The midtown favorite gets back to basics with the return of Chef Meredith Antunez

Vivace’s stylish, contemporary dining room is a popular destination for business meals and celebratory dinners.

Taylor Mathis

When Vivace opened in 2009, Meredith Antunez was in the kitchen, working as a sous chef. Eventually she leveraged her passion for the job and experience cooking Italian food (including a stint in the kitchen at celebrity chef Todd English’s Olives in Boston) into a promotion to executive chef. Her influence—a focus on classic Italian ingredients and simple layers of flavor—plus the restaurant’s great location, skyline views, and chic, contemporary décor helped make Vivace a trendy new destination for business dinners and birthday celebrations, and the downstairs bar a nightlife hotspot.

Then, last summer, Antunez left to start a family, just as the restaurant’s novelty started to fade. The menu, which changes seasonally, drifted toward more elaborate dishes. And although the restaurant remained busy, Kevin and Stacey Jennings, owners of the restaurant’s parent company, Urban Food Group, felt like something was missing. This summer, they asked Antunez to come back, and she happily agreed, returning to the kitchen in June.

“It was sort of like coming home, and yet there were definitely some changes,” says Antunez. “God, I’m so happy to be back.”

Antunez’s first seasonal menu, which was updated in July (and will likely change again in October), reveals the return of a few favorites, including the smoked chicken ravioli ($18), served with sun-dried tomatoes, porcini mushrooms, and a Madeira crema. A few classics are here to stay, including Vivace’s take on the caprese ($6), which uses oven-roasted tomatoes instead of the raw variety, and flavorful veal saltimbocca ($22), served on a bed of delicate fresh mozzarella ravioli, porcinis, and a tangy, decadent-yet-light brown-butter sauce.

Those favorites are balanced with a selection of tempting new dishes, including the gnocchi antipasto ($9), which pairs Vivace’s airy, fluffy house-made gnocchi with shrimp, fatty pancetta, wilted arugula, and a corn crema; and the pan-roasted pork chop ($21), a large portion that arrives with slightly spicy grilled sausage, an al dente vegetable ciambotta, and Parmesan polenta, topped with fried capers.

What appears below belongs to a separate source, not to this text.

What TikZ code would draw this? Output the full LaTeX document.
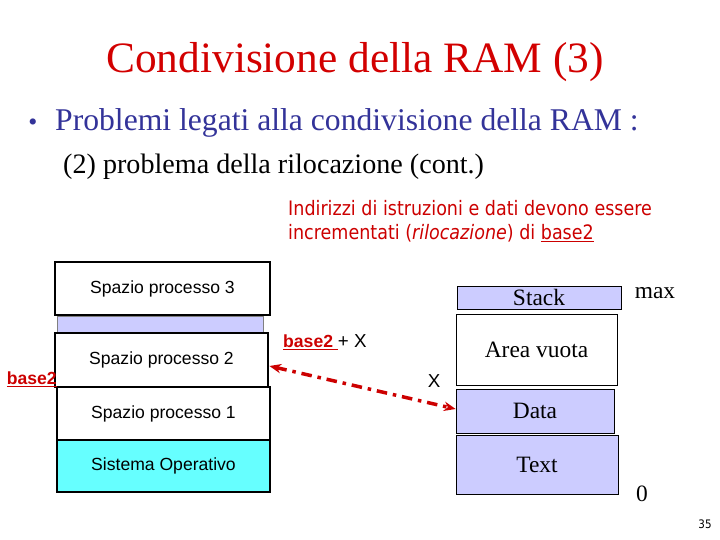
\documentclass[tikz,border=0pt]{standalone}
\usepackage{fontspec}
\setmainfont{Liberation Serif}
\setsansfont{Liberation Sans}
\newfontfamily\tahoma[FakeStretch=0.88]{DejaVu Sans}
\usepackage{tikz}
\usetikzlibrary{positioning, arrows.meta}
\definecolor{cTitle}{RGB}{210,0,0}
\definecolor{cRed}{RGB}{204,0,0}
\definecolor{cBlue}{RGB}{51,51,153}
\definecolor{cLav}{RGB}{204,204,255}
\definecolor{cOS}{RGB}{102,255,255}

\begin{document}
\begin{tikzpicture}[x=0.03cm, y=-0.03cm, >=Stealth,
   proc/.style={draw, line width=2.4pt, inner sep=0pt, font=\sffamily\fontsize{15}{18}\selectfont},
   mem/.style={draw, line width=0.6pt, inner sep=0pt, fill=cLav, font=\fontsize{20}{24}\selectfont},
   note/.style={inner sep=0pt, font=\sffamily\fontsize{16}{18}\selectfont}]
   \useasboundingbox (0,0) rectangle (720,540);

   % Title and text lines
   \node[cTitle, font=\fontsize{37}{44}\selectfont] (title) at (355,62) {Condivisione della RAM (3)};
   \node[cBlue, font=\fontsize{22}{26}\selectfont] (dot) at (33,125) {\textbullet};
   \node[cBlue, anchor=west, inner sep=0pt, font=\fontsize{27}{32}\selectfont] (pb) at (55,123)
      {Problemi legati alla condivisione della RAM :};
   \node[anchor=west, inner sep=0pt, font=\fontsize{24}{28}\selectfont] (sub) at (63,167)
      {(2) problema della rilocazione (cont.)};
   \node[cRed, anchor=north west, inner sep=0pt, align=left, font=\tahoma\fontsize{17}{20.4}\selectfont] (rel) at (288,200)
      {Indirizzi di istruzioni e dati devono essere\\ incrementati (\textit{rilocazione}) di \underline{base2}};

   % Memory of the system
   \node[proc, fill=white, minimum width=6.45cm, minimum height=1.59cm] (sp3) at (162.5,288.5) {Spazio processo 3};
   \node[draw=gray, fill=cLav, minimum width=6.18cm, minimum height=0.48cm, inner sep=0pt] (gap) at (160,324) {};
   \node[proc, fill=white, minimum width=6.39cm, minimum height=1.62cm] (sp2) at (161.5,360) {Spazio processo 2};
   \node[proc, fill=white, minimum width=6.39cm, minimum height=1.59cm] (sp1) at (163.5,413.5) {Spazio processo 1};
   \node[proc, fill=cOS, minimum width=6.39cm, minimum height=1.56cm] (so) at (163.5,466) {Sistema Operativo};
   \node[note, cRed, font=\sffamily\bfseries\fontsize{15}{18}\selectfont, anchor=east] (b2) at (57,379) {\underline{base2}};

   % Memory of process 2
   \node[mem, minimum width=4.92cm, minimum height=0.69cm] (stack) at (539,297.5) {Stack};
   \node[mem, fill=white, minimum width=4.83cm, minimum height=2.13cm] (area) at (536.5,349.5) {Area vuota};
   \node[mem, minimum width=4.74cm, minimum height=1.32cm] (data) at (535,411) {Data};
   \node[mem, minimum width=4.86cm, minimum height=1.77cm] (text) at (537,464.5) {Text};
   \node[inner sep=0pt, font=\fontsize{20}{24}\selectfont] (max) at (655,293) {max};
   \node[inner sep=0pt, font=\fontsize{20}{24}\selectfont] (zero) at (642,494) {0};
   \node[note, anchor=west] (bx) at (283,342) {\textcolor{cRed}{\bfseries\fontsize{15}{18}\selectfont\underline{base2\ }}+ X};
   \node[note] (x) at (434,381) {X};
   \node[inner sep=0pt, font=\tahoma\fontsize{10}{12}\selectfont] (page) at (705,524) {35};

   % Edges
   \draw[<->, cRed, line width=3pt, dash pattern=on 9pt off 5pt on 3pt off 5pt,
      arrows={Stealth[length=10pt, width=8pt]-Stealth[length=10pt, width=8pt]}]
      ([yshift=-0.18cm]sp2.east) -- ([yshift=0.06cm]data.west);
\end{tikzpicture}
\end{document}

Antunez’s focus on the details shows in smaller changes, too, such as the pre-meal bread basket, which now offers a thick, herby focaccia with a tender center.

Happily, the servers here are as knowledgeable—and unpretentious—as ever. They know their way around the exclusively Italian wine list, which is organized by categories and region. On a weeknight in August, the restaurant was bustling. A birthday party—complete with balloons and a sign—crowded around the tables in the upstairs dining room. The patios were full of people taking in sunset views of the city’s skyline and the manicured midtown greenway below. Diners tapped their neighbors on the shoulders and asked, “What is that you’re eating?” It was a spirited scene, and fitting for a restaurant named Vivace, Italian for “lively.”

For an expansive restaurant that opened in the midst of a recession, it was also a hopeful scene. The je ne sais quoi the Jenningses felt their restaurant was missing? It’s back.